__Given task__
Find each line with the string "picture" and copy it.

__Dataset extract__
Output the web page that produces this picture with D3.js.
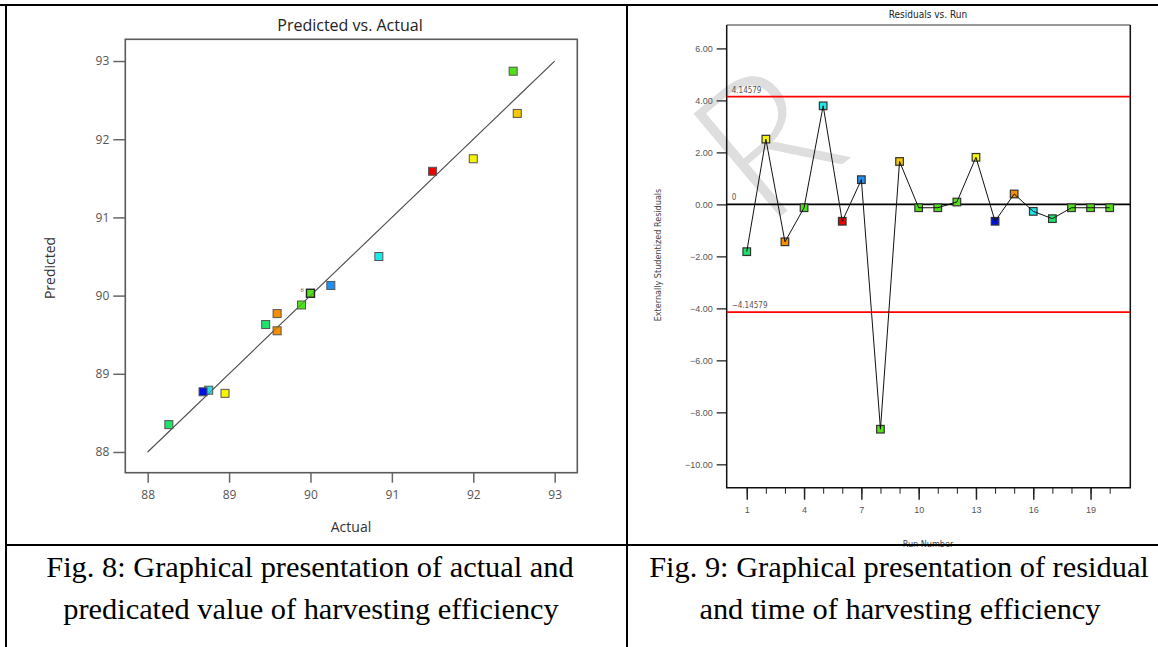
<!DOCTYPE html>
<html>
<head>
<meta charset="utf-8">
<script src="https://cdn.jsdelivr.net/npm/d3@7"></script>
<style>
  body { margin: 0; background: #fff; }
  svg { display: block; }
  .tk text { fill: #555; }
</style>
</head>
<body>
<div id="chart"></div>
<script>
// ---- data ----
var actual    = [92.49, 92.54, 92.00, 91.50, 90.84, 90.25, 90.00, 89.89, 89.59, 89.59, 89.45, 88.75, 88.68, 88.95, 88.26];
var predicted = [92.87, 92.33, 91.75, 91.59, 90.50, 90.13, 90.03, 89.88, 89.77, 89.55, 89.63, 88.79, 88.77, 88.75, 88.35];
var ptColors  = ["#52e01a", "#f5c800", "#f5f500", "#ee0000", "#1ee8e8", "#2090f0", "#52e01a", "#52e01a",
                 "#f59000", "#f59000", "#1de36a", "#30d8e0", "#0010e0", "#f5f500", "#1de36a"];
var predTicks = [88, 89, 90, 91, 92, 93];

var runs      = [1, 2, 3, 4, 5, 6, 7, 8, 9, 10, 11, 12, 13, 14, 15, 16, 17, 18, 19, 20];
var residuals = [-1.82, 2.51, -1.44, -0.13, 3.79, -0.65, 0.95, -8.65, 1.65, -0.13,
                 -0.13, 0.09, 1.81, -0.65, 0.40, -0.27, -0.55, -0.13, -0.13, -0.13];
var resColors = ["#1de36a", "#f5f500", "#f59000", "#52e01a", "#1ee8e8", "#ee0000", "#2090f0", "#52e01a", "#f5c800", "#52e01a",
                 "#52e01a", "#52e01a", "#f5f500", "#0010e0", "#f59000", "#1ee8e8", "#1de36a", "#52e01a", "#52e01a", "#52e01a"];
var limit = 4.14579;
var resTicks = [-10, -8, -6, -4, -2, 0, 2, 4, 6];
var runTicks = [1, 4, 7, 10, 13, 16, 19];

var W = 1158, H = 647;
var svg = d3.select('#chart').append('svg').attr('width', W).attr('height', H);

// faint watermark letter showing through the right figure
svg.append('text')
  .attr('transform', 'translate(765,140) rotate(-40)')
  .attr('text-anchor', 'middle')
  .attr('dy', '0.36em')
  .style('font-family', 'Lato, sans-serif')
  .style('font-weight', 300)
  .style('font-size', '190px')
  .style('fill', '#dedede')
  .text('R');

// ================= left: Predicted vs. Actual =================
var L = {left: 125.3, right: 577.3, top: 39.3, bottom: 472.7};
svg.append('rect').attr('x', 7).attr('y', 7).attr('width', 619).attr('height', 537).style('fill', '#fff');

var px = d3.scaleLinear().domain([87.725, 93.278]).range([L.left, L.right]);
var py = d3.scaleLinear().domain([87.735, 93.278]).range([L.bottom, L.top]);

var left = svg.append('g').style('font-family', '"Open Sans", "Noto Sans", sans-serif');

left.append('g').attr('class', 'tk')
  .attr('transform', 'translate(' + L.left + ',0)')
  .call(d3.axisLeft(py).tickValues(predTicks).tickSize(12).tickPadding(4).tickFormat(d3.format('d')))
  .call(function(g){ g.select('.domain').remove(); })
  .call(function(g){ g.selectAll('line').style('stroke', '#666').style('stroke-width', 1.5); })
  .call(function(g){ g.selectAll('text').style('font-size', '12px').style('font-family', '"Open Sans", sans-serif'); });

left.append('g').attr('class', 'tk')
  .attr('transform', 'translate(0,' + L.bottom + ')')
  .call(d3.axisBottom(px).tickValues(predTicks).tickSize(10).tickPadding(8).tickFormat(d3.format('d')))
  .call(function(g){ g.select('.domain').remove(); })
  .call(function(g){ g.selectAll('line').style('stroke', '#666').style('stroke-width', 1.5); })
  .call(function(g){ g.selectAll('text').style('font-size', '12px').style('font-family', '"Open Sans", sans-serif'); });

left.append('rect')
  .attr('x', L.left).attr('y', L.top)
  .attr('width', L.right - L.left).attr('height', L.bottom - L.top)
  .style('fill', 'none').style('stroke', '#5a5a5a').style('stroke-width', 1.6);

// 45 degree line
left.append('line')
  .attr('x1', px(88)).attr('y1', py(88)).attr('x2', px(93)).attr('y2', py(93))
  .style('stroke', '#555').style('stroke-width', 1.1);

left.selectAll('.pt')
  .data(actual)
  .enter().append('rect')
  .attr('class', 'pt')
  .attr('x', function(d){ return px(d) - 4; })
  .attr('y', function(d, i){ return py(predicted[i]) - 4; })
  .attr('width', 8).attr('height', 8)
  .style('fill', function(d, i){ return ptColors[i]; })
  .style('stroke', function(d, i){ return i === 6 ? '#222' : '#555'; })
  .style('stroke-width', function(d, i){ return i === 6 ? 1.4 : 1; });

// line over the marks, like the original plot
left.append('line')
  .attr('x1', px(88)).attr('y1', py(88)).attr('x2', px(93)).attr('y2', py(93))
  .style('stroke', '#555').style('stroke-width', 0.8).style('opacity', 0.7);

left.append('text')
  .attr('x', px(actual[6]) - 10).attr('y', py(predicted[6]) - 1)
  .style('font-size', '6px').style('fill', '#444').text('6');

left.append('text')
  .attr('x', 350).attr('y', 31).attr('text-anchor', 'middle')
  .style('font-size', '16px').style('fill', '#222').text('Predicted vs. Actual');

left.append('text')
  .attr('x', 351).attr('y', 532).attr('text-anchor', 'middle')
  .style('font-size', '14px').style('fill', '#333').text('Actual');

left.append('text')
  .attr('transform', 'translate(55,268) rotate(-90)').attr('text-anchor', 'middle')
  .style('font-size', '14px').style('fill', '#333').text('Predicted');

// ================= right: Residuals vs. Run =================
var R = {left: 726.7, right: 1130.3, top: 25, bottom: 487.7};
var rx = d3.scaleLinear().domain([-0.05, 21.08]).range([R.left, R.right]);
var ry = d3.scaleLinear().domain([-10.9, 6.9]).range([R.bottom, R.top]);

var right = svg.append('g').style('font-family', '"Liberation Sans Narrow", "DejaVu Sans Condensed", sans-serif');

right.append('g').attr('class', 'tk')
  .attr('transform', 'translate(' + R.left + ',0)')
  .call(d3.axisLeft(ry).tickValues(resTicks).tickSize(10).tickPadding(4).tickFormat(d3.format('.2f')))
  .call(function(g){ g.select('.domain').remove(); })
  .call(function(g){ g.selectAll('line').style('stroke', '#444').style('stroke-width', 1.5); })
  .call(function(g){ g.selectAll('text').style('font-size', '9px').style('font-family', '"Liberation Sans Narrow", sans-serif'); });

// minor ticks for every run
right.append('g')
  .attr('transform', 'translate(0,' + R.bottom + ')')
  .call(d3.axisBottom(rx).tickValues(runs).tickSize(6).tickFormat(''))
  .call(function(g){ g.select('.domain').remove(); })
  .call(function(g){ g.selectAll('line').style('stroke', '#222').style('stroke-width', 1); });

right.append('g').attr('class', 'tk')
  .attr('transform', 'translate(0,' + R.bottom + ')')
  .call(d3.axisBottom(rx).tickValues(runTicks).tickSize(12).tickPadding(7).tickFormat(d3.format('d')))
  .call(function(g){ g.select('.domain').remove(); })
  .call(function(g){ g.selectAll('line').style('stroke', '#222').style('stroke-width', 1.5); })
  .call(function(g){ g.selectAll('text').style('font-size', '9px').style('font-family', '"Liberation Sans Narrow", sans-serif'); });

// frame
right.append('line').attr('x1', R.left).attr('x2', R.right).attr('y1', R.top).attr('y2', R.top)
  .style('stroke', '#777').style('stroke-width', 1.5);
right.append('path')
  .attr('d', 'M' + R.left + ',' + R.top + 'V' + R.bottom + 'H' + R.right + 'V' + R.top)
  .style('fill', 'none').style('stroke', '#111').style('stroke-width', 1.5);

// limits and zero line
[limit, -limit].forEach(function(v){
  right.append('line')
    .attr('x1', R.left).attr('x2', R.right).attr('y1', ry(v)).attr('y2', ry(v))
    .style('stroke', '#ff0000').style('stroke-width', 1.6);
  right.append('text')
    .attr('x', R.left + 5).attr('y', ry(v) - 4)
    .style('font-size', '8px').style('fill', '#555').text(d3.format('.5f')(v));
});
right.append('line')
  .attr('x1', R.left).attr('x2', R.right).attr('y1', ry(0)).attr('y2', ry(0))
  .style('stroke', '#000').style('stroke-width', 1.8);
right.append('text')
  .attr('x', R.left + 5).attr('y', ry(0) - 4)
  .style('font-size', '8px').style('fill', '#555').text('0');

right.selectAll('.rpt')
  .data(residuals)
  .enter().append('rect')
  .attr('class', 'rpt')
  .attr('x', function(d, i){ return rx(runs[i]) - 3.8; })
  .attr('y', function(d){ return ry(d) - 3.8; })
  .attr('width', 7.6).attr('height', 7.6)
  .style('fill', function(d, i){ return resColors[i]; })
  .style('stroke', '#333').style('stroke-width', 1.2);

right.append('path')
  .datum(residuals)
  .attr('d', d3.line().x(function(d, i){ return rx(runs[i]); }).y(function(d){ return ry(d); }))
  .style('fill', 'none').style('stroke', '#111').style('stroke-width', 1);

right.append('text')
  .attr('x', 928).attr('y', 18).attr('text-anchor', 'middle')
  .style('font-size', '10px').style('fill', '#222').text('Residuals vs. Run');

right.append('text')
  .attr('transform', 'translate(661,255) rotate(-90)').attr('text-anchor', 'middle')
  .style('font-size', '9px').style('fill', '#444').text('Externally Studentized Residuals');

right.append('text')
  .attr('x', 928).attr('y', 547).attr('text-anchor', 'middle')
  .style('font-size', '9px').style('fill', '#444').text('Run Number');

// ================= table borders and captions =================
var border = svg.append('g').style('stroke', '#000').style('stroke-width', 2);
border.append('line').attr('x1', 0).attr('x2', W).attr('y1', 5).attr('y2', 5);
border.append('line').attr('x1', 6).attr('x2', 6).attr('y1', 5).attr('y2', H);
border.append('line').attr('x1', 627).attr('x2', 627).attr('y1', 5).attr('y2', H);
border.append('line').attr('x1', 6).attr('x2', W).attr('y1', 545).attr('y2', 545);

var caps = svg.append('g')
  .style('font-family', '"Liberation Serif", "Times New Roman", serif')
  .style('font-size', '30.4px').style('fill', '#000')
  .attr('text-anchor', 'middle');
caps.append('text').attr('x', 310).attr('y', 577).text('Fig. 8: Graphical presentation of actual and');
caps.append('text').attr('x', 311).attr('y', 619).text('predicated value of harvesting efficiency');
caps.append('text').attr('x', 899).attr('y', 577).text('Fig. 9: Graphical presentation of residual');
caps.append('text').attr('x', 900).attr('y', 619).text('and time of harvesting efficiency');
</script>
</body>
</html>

__Correct response__
Output the web page that produces this picture with D3.js.

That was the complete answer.